WRITTEN TASK:
Beneath this task is a listing; retype all of it exactly.

GIVEN DATA:
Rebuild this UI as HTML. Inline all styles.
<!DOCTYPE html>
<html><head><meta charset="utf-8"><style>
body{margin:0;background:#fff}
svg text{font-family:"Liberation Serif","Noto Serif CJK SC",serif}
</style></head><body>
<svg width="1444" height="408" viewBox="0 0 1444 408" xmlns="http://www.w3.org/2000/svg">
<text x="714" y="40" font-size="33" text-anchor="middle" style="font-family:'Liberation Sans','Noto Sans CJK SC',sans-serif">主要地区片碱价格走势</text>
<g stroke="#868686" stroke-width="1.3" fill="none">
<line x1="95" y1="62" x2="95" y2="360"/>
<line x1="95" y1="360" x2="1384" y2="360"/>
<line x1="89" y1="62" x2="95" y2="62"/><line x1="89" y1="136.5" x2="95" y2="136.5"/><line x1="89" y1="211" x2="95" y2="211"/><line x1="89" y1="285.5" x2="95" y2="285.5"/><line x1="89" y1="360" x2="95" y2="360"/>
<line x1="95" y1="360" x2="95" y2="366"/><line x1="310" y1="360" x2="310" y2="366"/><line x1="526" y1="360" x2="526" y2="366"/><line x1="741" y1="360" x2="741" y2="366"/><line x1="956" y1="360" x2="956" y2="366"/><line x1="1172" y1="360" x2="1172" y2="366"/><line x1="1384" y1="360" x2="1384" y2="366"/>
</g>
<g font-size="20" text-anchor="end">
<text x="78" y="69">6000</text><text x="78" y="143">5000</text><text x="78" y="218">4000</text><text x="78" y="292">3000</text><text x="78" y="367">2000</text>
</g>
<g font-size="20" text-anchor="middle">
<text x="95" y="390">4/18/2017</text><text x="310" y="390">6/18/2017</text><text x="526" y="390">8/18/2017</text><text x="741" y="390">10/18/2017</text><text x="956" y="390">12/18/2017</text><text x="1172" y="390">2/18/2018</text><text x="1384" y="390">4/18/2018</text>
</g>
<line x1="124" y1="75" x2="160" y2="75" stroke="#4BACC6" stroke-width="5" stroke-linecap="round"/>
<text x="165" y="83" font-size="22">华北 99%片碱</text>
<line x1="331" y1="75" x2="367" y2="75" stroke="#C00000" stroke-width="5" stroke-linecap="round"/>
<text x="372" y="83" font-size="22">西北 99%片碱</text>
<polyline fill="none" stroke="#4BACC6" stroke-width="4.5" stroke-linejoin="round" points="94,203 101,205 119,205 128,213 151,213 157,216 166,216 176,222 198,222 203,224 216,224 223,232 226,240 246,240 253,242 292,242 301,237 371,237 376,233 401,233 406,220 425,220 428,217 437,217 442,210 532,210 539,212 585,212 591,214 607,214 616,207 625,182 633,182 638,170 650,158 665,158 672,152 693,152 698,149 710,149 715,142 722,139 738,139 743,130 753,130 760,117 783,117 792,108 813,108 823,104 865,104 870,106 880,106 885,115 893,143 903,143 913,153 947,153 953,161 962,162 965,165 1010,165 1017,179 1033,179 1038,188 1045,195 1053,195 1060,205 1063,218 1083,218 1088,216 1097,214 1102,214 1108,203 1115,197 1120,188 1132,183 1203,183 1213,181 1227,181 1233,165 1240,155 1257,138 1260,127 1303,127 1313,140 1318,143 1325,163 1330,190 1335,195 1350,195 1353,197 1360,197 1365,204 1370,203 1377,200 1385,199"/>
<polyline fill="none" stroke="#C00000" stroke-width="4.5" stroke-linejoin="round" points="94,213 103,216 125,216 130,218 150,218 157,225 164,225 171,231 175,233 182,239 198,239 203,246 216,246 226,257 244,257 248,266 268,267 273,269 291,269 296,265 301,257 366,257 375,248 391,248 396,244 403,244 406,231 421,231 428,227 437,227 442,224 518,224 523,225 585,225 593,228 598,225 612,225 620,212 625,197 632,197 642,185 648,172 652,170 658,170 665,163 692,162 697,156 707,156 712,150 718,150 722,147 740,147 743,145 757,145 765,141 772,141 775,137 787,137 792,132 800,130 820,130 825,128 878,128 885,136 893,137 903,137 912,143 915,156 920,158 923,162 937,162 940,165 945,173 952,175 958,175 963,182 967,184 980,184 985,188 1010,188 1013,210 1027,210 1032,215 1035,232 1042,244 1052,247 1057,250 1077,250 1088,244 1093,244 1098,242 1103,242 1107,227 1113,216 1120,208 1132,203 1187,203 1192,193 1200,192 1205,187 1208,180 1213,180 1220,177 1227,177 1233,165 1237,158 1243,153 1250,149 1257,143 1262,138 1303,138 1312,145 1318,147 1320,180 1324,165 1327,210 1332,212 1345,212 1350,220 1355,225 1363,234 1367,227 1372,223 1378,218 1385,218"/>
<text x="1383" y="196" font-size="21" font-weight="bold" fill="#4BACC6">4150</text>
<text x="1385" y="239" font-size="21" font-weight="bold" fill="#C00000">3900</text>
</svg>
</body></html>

RESULT:
Rebuild this UI as HTML. Inline all styles.
<!DOCTYPE html>
<html><head><meta charset="utf-8"><style>
body{margin:0;background:#fff}
svg text{font-family:"Liberation Serif","Noto Serif CJK SC",serif}
</style></head><body>
<svg width="1444" height="408" viewBox="0 0 1444 408" xmlns="http://www.w3.org/2000/svg">
<text x="714" y="40" font-size="33" text-anchor="middle" style="font-family:'Liberation Sans','Noto Sans CJK SC',sans-serif">主要地区片碱价格走势</text>
<g stroke="#868686" stroke-width="1.3" fill="none">
<line x1="95" y1="62" x2="95" y2="360"/>
<line x1="95" y1="360" x2="1384" y2="360"/>
<line x1="89" y1="62" x2="95" y2="62"/><line x1="89" y1="136.5" x2="95" y2="136.5"/><line x1="89" y1="211" x2="95" y2="211"/><line x1="89" y1="285.5" x2="95" y2="285.5"/><line x1="89" y1="360" x2="95" y2="360"/>
<line x1="95" y1="360" x2="95" y2="366"/><line x1="310" y1="360" x2="310" y2="366"/><line x1="526" y1="360" x2="526" y2="366"/><line x1="741" y1="360" x2="741" y2="366"/><line x1="956" y1="360" x2="956" y2="366"/><line x1="1172" y1="360" x2="1172" y2="366"/><line x1="1384" y1="360" x2="1384" y2="366"/>
</g>
<g font-size="20" text-anchor="end">
<text x="78" y="69">6000</text><text x="78" y="143">5000</text><text x="78" y="218">4000</text><text x="78" y="292">3000</text><text x="78" y="367">2000</text>
</g>
<g font-size="20" text-anchor="middle">
<text x="95" y="390">4/18/2017</text><text x="310" y="390">6/18/2017</text><text x="526" y="390">8/18/2017</text><text x="741" y="390">10/18/2017</text><text x="956" y="390">12/18/2017</text><text x="1172" y="390">2/18/2018</text><text x="1384" y="390">4/18/2018</text>
</g>
<line x1="124" y1="75" x2="160" y2="75" stroke="#4BACC6" stroke-width="5" stroke-linecap="round"/>
<text x="165" y="83" font-size="22">华北 99%片碱</text>
<line x1="331" y1="75" x2="367" y2="75" stroke="#C00000" stroke-width="5" stroke-linecap="round"/>
<text x="372" y="83" font-size="22">西北 99%片碱</text>
<polyline fill="none" stroke="#4BACC6" stroke-width="4.5" stroke-linejoin="round" points="94,203 101,205 119,205 128,213 151,213 157,216 166,216 176,222 198,222 203,224 216,224 223,232 226,240 246,240 253,242 292,242 301,237 371,237 376,233 401,233 406,220 425,220 428,217 437,217 442,210 532,210 539,212 585,212 591,214 607,214 616,207 625,182 633,182 638,170 650,158 665,158 672,152 693,152 698,149 710,149 715,142 722,139 738,139 743,130 753,130 760,117 783,117 792,108 813,108 823,104 865,104 870,106 880,106 885,115 893,143 903,143 913,153 947,153 953,161 962,162 965,165 1010,165 1017,179 1033,179 1038,188 1045,195 1053,195 1060,205 1063,218 1083,218 1088,216 1097,214 1102,214 1108,203 1115,197 1120,188 1132,183 1203,183 1213,181 1227,181 1233,165 1240,155 1257,138 1260,127 1303,127 1313,140 1318,143 1325,163 1330,190 1335,195 1350,195 1353,197 1360,197 1365,204 1370,203 1377,200 1385,199"/>
<polyline fill="none" stroke="#C00000" stroke-width="4.5" stroke-linejoin="round" points="94,213 103,216 125,216 130,218 150,218 157,225 164,225 171,231 175,233 182,239 198,239 203,246 216,246 226,257 244,257 248,266 268,267 273,269 291,269 296,265 301,257 366,257 375,248 391,248 396,244 403,244 406,231 421,231 428,227 437,227 442,224 518,224 523,225 585,225 593,228 598,225 612,225 620,212 625,197 632,197 642,185 648,172 652,170 658,170 665,163 692,162 697,156 707,156 712,150 718,150 722,147 740,147 743,145 757,145 765,141 772,141 775,137 787,137 792,132 800,130 820,130 825,128 878,128 885,136 893,137 903,137 912,143 915,156 920,158 923,162 937,162 940,165 945,173 952,175 958,175 963,182 967,184 980,184 985,188 1010,188 1013,210 1027,210 1032,215 1035,232 1042,244 1052,247 1057,250 1077,250 1088,244 1093,244 1098,242 1103,242 1107,227 1113,216 1120,208 1132,203 1187,203 1192,193 1200,192 1205,187 1208,180 1213,180 1220,177 1227,177 1233,165 1237,158 1243,153 1250,149 1257,143 1262,138 1303,138 1312,145 1318,147 1320,180 1324,165 1327,210 1332,212 1345,212 1350,220 1355,225 1363,234 1367,227 1372,223 1378,218 1385,218"/>
<text x="1383" y="196" font-size="21" font-weight="bold" fill="#4BACC6">4150</text>
<text x="1385" y="239" font-size="21" font-weight="bold" fill="#C00000">3900</text>
</svg>
</body></html>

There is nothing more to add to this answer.